I know from my time on the disciplinary committee of the industry’s old self-regulatory body, the Mortgage Code Compliance Board, that it critically appraised and accepted self-cert mortgages. More recently the Financial Services Au- thority did the same. The FSA was probably the first organisation to put a figure on how many cases legitimately meet self-cert criteria. In February 2004 it sent a letter to the chief executives of all lenders stating that genuine self-cert accounts for between 6% and 8% of the mortgage market.

It also listed controls that lenders should adopt, including affordability and plausibility checks plus sound record-keeping.

It is not possible to discuss individual deals or the volume of cases involving particular lenders since that information is not in the public domain until cases come to court. But there was a self-cert case in the courts recently in which the judge stated that there was evidence the client had been steered towards giving misleading information.

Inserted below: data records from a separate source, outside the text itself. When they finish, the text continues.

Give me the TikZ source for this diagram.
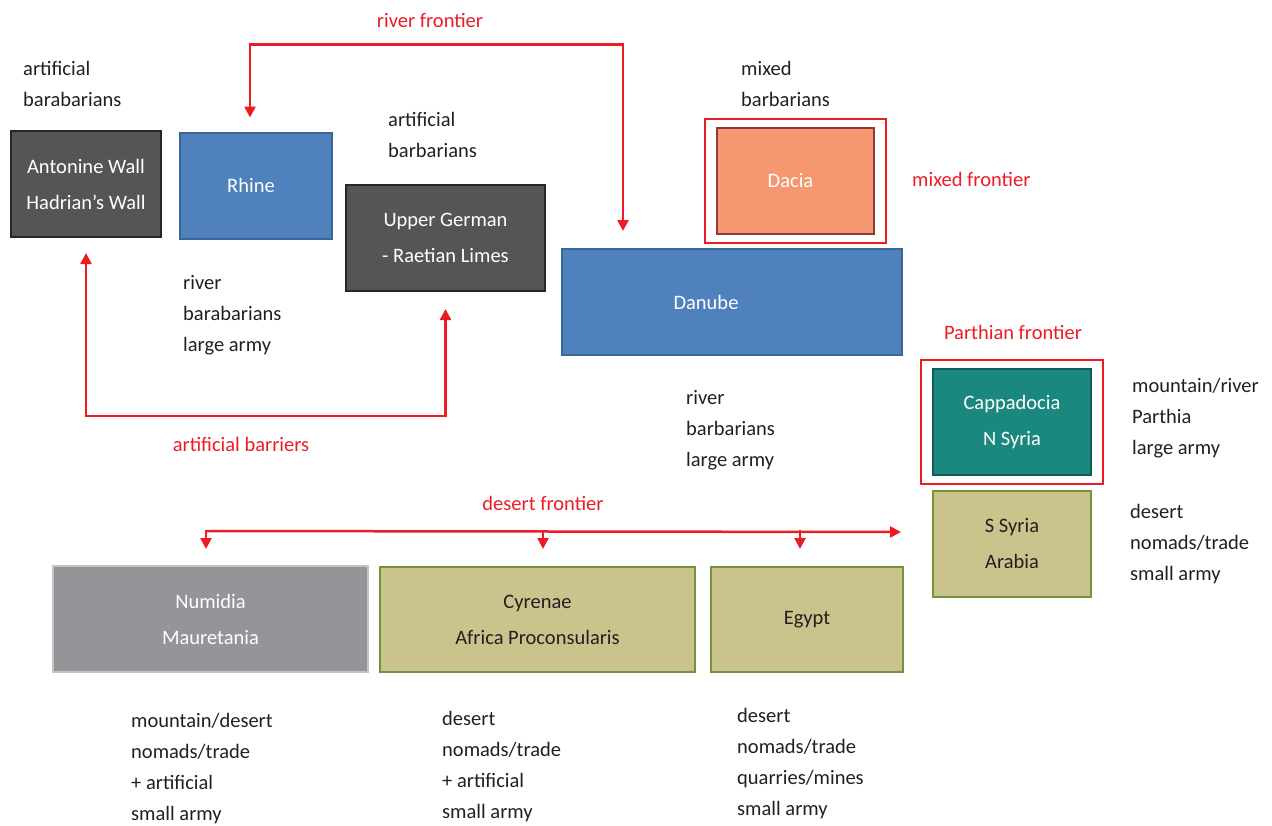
\documentclass[tikz,border=0pt]{standalone}
\usepackage{fontspec}
\setmainfont{Carlito}
\usepackage{xcolor}
\usetikzlibrary{arrows.meta,calc,fit}
\definecolor{colorWall}{HTML}{555557}
\definecolor{colorWallB}{HTML}{262626}
\definecolor{colorRiver}{HTML}{4F81BD}
\definecolor{colorRiverB}{HTML}{3A6796}
\definecolor{colorMix}{HTML}{F59770}
\definecolor{colorMixB}{HTML}{8C3B3B}
\definecolor{colorPar}{HTML}{1A887F}
\definecolor{colorParB}{HTML}{0F5C55}
\definecolor{colorDes}{HTML}{CAC38B}
\definecolor{colorDesB}{HTML}{76923C}
\definecolor{colorNum}{HTML}{939598}
\definecolor{colorNumB}{HTML}{C4C4C4}
\definecolor{colorFront}{HTML}{ED1C24}
\definecolor{colorText}{HTML}{231F20}

\begin{document}
\begin{tikzpicture}[x=1pt,y=-1pt,>={Triangle[length=11pt,width=11pt]},every node/.append style={align=center},region/.style={draw, line width=2pt, inner sep=0pt, minimum height=106pt, text=white, font=\fontsize{20.5}{36}\selectfont},frame/.style={draw=colorFront, line width=2pt, inner xsep=11pt, inner ysep=8pt},note/.style={anchor=west, align=left, inner sep=0pt, text=colorText, font=\fontsize{20.5}{31}\selectfont},tag/.style={inner sep=0pt, text=colorFront, font=\fontsize{20.5}{24}\selectfont},front/.style={colorFront, line width=2.5pt},]
    \useasboundingbox (0,0) rectangle (1272,825);
    % northern frontier
    \node [region, fill=colorWall, draw=colorWallB, minimum width=150pt] (antonine) at (86,184) {Antonine Wall\\Hadrian's Wall};
    \node [region, fill=colorRiver, draw=colorRiverB, minimum width=152pt] (rhine) at (256,185.5) {Rhine\hspace*{10pt}};
    \node [region, fill=colorWall, draw=colorWallB, minimum width=199pt] (upper) at (445.5,238) {Upper German\\- Raetian Limes};
    \node [region, fill=colorMix, draw=colorMixB, minimum width=157pt] (dacia) at (795.5,181) {Dacia\hspace*{10pt}};
    \node [frame, fit=(dacia)] (daciaframe) {};
    \node [region, fill=colorRiver, draw=colorRiverB, minimum width=340pt] (danube) at (732,302) {Danube\hspace*{52pt}};
    % eastern frontier
    \node [region, fill=colorPar, draw=colorParB, minimum width=158pt] (capp) at (1012,422) {Cappadocia\\N Syria};
    \node [frame, fit=(capp)] (cappframe) {};
    \node [region, fill=colorDes, draw=colorDesB, text=colorText, minimum width=158pt] (ssyria) at (1012,544) {S Syria\\Arabia};
    % southern frontier
    \node [region, fill=colorNum, draw=colorNumB, minimum width=315pt] (numidia) at (210.5,619) {Numidia\\Mauretania};
    \node [region, fill=colorDes, draw=colorDesB, text=colorText, minimum width=315pt, minimum height=105pt] (cyrenae) at (537.5,619.5) {Cyrenae\\Africa Proconsularis};
    \node [region, fill=colorDes, draw=colorDesB, text=colorText, minimum width=192pt, minimum height=105pt] (egypt) at (807,619.5) {Egypt};

    \node [note] (antnote) at (23,84) {artificial\\barabarians};
    \node [note] (uppnote) at (388,135) {artificial\\barbarians};
    \node [note] (dacnote) at (741,84) {mixed\\barbarians};
    \node [note] (rhinote) at (183,315) {river\\barabarians\\large army};
    \node [note] (dannote) at (686,430) {river\\barbarians\\large army};
    \node [note] (capnote) at (1132,418) {mountain/river\\Parthia\\large army};
    \node [note] (syrnote) at (1130,544) {desert\\nomads/trade\\small army};
    \node [note] (numnote) at (131,769) {mountain/desert\\nomads/trade\\+ artificial\\small army};
    \node [note] (cyrnote) at (442,767) {desert\\nomads/trade\\+ artificial\\small army};
    \node [note] (egynote) at (737,764) {desert\\nomads/trade\\quarries/mines\\small army};

    \node [tag] (rivertag) at (430,20) {river frontier};
    \node [tag, anchor=west] (mixtag) at (912,179) {mixed frontier};
    \node [tag] (parttag) at (1013,332) {Parthian frontier};
    \node [tag] (arttag) at (241,444) {artificial barriers};
    \node [tag] (desttag) at (543,503) {desert frontier};

    \draw [front, <->] ($(rhine.north)+(-6,-14)$) -- ++(0,-73) -| ($(danube.north west)+(62,-17)$);
    \draw [front, <->] ($(antonine.south)+(0,15)$) -- ++(0,163) -| ($(upper.south)+(0,17)$);
    \draw [front, ->] ($(numidia.north)+(-4.5,-34)$) -- ($(ssyria.west)+(-31,-12)$);
    \draw [front, ->] ($(numidia.north)+(-4.5,-35)$) -- ($(numidia.north)+(-4.5,-16)$);
    \draw [front, ->] ($(cyrenae.north)+(5.5,-36)$) -- ($(cyrenae.north)+(5.5,-17)$);
    \draw [front, ->] ($(egypt.north)+(-7,-36)$) -- ($(egypt.north)+(-7,-17)$);
\end{tikzpicture}
\end{document}
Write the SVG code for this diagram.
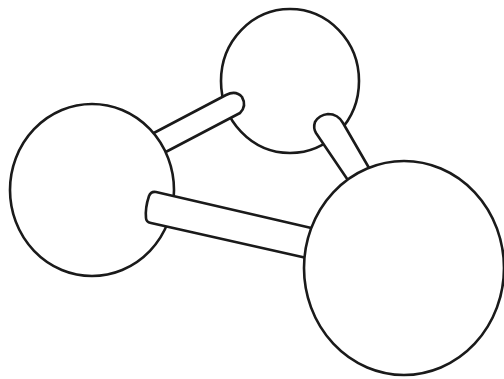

Given the FSA’s attempts to eliminate mortgage fraud, you don’t want to hear such a comment in respect of one of your cases. After all, who knows where lenders will look to recover losses from next?

This is where Treating Customers Fairly helps brokers. A cornerstone of the TCF regime is appropriate management information. Brokers with effective MI should be able to recognise if their self-cert sales exceed the FSA’s figure. If they do, firms can review their procedures to ensure they are not selling the product inappropriately. This proves that TCF can benefit brokers as well as clients.